INFORMATION SUPPLIED:
++++++++++++++++++++
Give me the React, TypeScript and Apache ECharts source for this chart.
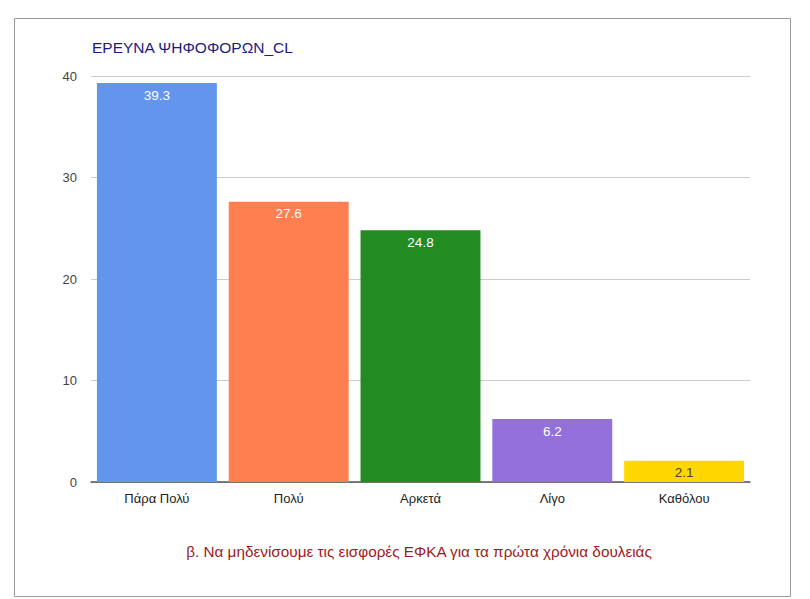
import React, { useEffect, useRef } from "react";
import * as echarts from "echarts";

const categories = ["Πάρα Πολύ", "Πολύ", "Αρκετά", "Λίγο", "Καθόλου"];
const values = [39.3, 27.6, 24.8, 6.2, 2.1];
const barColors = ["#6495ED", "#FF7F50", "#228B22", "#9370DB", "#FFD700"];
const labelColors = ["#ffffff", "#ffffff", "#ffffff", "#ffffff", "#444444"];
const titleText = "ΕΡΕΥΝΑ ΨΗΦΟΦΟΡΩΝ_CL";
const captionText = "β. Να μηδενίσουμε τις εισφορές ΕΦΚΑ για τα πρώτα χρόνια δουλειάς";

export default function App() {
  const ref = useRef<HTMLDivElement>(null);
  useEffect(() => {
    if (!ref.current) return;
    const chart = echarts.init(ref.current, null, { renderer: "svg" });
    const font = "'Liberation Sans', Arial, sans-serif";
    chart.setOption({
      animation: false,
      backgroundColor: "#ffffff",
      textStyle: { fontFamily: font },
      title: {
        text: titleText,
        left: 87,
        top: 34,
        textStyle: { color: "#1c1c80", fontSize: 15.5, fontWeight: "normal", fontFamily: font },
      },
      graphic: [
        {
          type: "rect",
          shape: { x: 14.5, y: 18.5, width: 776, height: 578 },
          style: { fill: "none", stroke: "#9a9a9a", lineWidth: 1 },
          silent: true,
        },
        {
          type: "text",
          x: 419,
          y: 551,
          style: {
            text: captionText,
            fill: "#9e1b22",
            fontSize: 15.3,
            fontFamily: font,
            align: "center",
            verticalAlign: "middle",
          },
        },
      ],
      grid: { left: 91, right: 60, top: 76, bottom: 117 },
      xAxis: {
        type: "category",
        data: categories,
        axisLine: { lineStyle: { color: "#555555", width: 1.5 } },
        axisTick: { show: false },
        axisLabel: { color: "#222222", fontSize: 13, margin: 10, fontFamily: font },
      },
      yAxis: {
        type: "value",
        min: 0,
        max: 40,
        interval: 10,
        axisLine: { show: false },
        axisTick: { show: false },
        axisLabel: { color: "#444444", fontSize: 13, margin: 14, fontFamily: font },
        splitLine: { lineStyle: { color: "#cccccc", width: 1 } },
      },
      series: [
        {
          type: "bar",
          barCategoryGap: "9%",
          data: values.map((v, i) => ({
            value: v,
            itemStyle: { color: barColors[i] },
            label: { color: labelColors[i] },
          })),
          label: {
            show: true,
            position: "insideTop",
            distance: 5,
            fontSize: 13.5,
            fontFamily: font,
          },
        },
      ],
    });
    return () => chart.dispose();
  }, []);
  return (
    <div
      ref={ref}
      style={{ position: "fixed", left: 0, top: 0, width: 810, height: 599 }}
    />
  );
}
++++++++++++++++++++
WORK REQUIRED:
Return all of the data exactly as written, and drop the pictures.

RESULT FOR THIS EXERCISE:
Give me the React, TypeScript and Apache ECharts source for this chart.
import React, { useEffect, useRef } from "react";
import * as echarts from "echarts";

const categories = ["Πάρα Πολύ", "Πολύ", "Αρκετά", "Λίγο", "Καθόλου"];
const values = [39.3, 27.6, 24.8, 6.2, 2.1];
const barColors = ["#6495ED", "#FF7F50", "#228B22", "#9370DB", "#FFD700"];
const labelColors = ["#ffffff", "#ffffff", "#ffffff", "#ffffff", "#444444"];
const titleText = "ΕΡΕΥΝΑ ΨΗΦΟΦΟΡΩΝ_CL";
const captionText = "β. Να μηδενίσουμε τις εισφορές ΕΦΚΑ για τα πρώτα χρόνια δουλειάς";

export default function App() {
  const ref = useRef<HTMLDivElement>(null);
  useEffect(() => {
    if (!ref.current) return;
    const chart = echarts.init(ref.current, null, { renderer: "svg" });
    const font = "'Liberation Sans', Arial, sans-serif";
    chart.setOption({
      animation: false,
      backgroundColor: "#ffffff",
      textStyle: { fontFamily: font },
      title: {
        text: titleText,
        left: 87,
        top: 34,
        textStyle: { color: "#1c1c80", fontSize: 15.5, fontWeight: "normal", fontFamily: font },
      },
      graphic: [
        {
          type: "rect",
          shape: { x: 14.5, y: 18.5, width: 776, height: 578 },
          style: { fill: "none", stroke: "#9a9a9a", lineWidth: 1 },
          silent: true,
        },
        {
          type: "text",
          x: 419,
          y: 551,
          style: {
            text: captionText,
            fill: "#9e1b22",
            fontSize: 15.3,
            fontFamily: font,
            align: "center",
            verticalAlign: "middle",
          },
        },
      ],
      grid: { left: 91, right: 60, top: 76, bottom: 117 },
      xAxis: {
        type: "category",
        data: categories,
        axisLine: { lineStyle: { color: "#555555", width: 1.5 } },
        axisTick: { show: false },
        axisLabel: { color: "#222222", fontSize: 13, margin: 10, fontFamily: font },
      },
      yAxis: {
        type: "value",
        min: 0,
        max: 40,
        interval: 10,
        axisLine: { show: false },
        axisTick: { show: false },
        axisLabel: { color: "#444444", fontSize: 13, margin: 14, fontFamily: font },
        splitLine: { lineStyle: { color: "#cccccc", width: 1 } },
      },
      series: [
        {
          type: "bar",
          barCategoryGap: "9%",
          data: values.map((v, i) => ({
            value: v,
            itemStyle: { color: barColors[i] },
            label: { color: labelColors[i] },
          })),
          label: {
            show: true,
            position: "insideTop",
            distance: 5,
            fontSize: 13.5,
            fontFamily: font,
          },
        },
      ],
    });
    return () => chart.dispose();
  }, []);
  return (
    <div
      ref={ref}
      style={{ position: "fixed", left: 0, top: 0, width: 810, height: 599 }}
    />
  );
}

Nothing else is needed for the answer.